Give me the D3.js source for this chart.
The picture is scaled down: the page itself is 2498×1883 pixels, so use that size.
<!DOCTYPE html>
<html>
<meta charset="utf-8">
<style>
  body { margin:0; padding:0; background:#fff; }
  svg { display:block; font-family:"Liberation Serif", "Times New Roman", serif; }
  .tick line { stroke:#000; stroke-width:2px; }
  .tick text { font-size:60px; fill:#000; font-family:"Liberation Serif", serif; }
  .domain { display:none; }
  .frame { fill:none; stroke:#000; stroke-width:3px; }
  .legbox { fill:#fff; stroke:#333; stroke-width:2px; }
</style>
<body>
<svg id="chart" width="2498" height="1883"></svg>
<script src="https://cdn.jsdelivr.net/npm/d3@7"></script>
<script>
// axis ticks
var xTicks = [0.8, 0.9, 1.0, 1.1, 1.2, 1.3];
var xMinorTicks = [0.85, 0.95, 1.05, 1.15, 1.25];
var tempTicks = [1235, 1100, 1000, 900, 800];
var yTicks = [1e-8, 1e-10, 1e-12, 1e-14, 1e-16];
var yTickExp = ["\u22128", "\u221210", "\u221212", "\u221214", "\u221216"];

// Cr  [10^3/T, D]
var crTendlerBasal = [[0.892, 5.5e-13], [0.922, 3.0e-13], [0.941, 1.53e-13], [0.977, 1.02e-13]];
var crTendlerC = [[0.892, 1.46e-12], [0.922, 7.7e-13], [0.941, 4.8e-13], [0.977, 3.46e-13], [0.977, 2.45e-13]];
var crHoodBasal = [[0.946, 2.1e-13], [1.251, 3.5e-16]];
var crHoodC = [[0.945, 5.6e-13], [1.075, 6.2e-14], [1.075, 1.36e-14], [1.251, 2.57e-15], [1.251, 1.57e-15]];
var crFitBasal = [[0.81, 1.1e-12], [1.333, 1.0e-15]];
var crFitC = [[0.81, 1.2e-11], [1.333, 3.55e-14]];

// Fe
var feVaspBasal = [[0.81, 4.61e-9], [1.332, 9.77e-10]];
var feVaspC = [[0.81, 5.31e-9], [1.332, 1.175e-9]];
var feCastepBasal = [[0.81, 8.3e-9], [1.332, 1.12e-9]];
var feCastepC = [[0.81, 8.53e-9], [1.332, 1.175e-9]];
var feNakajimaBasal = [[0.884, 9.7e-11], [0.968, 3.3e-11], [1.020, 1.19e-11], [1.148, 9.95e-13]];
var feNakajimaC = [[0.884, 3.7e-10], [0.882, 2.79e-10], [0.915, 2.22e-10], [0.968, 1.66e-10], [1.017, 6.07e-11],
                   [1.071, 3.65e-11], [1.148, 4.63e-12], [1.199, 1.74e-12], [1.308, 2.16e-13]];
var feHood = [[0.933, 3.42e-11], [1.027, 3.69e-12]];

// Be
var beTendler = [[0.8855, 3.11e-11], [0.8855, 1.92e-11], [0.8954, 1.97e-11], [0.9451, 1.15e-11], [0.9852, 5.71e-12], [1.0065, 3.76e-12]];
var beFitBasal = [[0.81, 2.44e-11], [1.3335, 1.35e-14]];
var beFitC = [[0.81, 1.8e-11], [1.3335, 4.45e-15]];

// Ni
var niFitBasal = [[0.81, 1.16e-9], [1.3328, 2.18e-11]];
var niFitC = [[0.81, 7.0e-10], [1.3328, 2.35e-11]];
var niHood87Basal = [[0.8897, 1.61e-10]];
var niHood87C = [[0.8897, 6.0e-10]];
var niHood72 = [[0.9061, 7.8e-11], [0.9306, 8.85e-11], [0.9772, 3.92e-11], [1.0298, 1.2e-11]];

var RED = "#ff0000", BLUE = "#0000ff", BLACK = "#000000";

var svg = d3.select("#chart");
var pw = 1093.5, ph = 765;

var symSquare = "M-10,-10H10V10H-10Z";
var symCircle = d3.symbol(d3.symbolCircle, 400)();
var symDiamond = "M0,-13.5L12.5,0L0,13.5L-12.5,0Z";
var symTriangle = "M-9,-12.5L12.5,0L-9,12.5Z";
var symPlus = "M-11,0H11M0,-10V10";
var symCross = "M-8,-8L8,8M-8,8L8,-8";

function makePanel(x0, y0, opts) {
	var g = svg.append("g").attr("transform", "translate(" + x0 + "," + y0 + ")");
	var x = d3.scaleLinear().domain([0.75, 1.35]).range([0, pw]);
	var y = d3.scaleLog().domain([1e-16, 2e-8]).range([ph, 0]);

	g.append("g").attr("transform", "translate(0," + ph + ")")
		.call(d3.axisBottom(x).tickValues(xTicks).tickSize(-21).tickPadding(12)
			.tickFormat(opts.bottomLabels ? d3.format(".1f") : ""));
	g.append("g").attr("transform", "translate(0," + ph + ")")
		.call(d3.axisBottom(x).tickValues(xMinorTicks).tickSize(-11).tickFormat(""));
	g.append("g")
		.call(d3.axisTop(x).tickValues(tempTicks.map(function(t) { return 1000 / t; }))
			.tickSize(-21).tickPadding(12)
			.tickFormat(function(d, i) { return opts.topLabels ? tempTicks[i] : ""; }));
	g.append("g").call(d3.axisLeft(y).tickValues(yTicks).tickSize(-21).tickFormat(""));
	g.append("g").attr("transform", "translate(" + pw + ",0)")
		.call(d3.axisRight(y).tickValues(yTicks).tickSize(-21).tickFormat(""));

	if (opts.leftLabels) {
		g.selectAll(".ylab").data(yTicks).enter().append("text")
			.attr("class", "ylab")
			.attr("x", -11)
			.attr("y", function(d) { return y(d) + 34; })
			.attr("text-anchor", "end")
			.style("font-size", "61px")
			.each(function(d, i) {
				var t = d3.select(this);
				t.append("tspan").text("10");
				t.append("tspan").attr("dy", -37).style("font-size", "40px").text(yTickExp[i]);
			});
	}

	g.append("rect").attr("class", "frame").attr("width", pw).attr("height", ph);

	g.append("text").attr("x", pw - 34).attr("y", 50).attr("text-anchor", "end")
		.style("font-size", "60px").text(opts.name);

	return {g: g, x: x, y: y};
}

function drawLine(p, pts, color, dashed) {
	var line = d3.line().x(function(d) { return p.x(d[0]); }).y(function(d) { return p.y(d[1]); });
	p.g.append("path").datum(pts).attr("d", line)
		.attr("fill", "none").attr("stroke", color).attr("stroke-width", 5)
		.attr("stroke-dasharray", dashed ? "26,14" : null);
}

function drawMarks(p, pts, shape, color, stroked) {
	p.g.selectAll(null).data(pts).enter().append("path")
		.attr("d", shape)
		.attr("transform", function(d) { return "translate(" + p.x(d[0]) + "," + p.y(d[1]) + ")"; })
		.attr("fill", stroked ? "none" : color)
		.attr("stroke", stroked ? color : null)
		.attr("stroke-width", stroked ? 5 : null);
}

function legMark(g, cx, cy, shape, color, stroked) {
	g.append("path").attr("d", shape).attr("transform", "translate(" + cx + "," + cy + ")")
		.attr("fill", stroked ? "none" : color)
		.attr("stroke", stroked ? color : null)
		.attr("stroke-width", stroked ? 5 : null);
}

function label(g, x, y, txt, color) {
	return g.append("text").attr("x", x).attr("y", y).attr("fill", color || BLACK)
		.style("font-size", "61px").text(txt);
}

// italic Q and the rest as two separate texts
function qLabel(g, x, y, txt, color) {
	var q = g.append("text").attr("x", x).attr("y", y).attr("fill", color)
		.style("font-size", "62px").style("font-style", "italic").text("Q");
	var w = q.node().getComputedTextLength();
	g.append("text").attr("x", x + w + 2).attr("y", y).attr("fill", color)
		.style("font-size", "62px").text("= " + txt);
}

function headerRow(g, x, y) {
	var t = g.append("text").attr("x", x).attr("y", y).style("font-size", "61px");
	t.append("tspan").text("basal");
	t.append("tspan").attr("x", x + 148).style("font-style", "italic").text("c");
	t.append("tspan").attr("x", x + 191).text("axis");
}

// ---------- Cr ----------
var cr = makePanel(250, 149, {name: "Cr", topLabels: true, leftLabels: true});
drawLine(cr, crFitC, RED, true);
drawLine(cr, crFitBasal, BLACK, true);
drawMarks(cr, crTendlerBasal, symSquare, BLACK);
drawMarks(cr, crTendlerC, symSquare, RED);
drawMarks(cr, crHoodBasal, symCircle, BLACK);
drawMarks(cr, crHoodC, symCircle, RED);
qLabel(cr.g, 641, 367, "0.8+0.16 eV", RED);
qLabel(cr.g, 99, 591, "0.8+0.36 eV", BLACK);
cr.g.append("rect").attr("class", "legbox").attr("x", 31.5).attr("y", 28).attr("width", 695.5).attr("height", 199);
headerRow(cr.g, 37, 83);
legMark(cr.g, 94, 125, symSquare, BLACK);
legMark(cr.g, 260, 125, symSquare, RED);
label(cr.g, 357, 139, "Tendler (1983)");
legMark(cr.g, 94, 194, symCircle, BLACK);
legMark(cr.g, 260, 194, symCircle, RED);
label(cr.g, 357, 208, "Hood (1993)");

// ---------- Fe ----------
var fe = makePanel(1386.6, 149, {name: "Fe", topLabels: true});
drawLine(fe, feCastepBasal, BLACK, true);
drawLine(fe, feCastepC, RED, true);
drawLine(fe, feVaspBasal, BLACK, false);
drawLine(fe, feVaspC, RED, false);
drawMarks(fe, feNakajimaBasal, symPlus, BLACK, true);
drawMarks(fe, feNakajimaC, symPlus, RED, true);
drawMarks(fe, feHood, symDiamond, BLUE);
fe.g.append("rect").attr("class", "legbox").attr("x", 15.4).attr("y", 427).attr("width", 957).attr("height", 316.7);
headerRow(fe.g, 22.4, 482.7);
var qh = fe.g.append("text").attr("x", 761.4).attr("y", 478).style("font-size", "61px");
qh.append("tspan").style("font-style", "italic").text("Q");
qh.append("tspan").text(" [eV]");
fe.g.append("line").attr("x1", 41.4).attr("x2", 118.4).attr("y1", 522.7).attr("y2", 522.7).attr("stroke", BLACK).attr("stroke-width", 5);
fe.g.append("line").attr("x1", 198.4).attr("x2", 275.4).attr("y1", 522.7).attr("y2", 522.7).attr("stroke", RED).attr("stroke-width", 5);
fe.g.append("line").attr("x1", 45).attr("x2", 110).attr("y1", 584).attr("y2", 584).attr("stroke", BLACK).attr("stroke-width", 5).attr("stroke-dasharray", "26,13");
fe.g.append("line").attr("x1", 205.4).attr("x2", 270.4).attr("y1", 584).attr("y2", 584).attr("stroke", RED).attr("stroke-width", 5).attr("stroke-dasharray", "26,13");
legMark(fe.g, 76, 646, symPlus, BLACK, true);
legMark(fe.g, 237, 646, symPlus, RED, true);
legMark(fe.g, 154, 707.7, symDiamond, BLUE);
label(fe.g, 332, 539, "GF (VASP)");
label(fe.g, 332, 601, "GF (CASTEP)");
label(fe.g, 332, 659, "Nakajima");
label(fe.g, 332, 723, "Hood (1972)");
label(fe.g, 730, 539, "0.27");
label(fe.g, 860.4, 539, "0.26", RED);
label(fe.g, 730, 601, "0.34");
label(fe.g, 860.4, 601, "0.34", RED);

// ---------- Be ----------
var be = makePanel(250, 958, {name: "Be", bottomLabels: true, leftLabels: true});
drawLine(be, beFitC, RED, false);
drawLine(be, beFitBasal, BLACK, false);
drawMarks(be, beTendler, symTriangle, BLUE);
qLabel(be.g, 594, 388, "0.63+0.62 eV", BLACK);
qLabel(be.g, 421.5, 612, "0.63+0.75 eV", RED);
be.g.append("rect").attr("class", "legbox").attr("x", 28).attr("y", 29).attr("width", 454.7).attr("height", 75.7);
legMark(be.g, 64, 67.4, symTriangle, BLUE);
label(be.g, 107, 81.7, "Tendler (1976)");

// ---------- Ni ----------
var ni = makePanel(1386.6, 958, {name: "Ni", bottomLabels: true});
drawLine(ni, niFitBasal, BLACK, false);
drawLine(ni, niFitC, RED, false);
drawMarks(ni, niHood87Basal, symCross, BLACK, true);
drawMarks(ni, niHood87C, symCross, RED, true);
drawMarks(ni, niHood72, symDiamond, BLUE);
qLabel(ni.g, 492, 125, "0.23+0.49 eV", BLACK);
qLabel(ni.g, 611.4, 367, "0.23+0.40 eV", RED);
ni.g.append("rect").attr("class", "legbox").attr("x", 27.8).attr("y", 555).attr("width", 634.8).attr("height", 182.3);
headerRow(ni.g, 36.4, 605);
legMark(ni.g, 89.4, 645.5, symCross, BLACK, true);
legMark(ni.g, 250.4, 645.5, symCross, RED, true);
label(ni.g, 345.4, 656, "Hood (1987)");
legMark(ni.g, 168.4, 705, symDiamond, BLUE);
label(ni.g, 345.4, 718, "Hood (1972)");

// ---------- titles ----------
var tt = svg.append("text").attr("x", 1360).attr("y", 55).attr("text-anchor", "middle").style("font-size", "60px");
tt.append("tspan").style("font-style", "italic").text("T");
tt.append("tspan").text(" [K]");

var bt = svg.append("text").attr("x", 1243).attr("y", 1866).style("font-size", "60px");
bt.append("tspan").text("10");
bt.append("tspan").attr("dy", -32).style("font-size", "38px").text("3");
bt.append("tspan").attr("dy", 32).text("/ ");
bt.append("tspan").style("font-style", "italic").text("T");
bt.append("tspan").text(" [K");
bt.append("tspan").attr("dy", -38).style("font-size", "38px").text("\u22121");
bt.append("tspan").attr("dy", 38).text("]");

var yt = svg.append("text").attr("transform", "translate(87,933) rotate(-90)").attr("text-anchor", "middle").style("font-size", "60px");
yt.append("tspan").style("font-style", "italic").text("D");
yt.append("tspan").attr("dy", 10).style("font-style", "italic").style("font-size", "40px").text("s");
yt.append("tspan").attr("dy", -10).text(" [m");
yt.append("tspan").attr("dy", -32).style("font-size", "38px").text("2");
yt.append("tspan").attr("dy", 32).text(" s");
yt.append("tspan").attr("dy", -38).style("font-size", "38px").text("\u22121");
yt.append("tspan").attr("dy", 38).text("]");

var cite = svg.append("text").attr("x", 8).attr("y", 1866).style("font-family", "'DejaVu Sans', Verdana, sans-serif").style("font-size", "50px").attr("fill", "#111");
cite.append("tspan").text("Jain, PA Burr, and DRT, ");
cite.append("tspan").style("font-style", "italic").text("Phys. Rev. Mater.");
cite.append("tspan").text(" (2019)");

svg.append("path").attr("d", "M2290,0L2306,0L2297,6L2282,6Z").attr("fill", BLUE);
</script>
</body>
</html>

▶ _AIM OF THE TASK_: Pick out the lines containing the string "chart" and show them.

▶ _TASK RESPONSE_:
Give me the D3.js source for this chart.
<svg id="chart" width="2498" height="1883"></svg>
var svg = d3.select("#chart");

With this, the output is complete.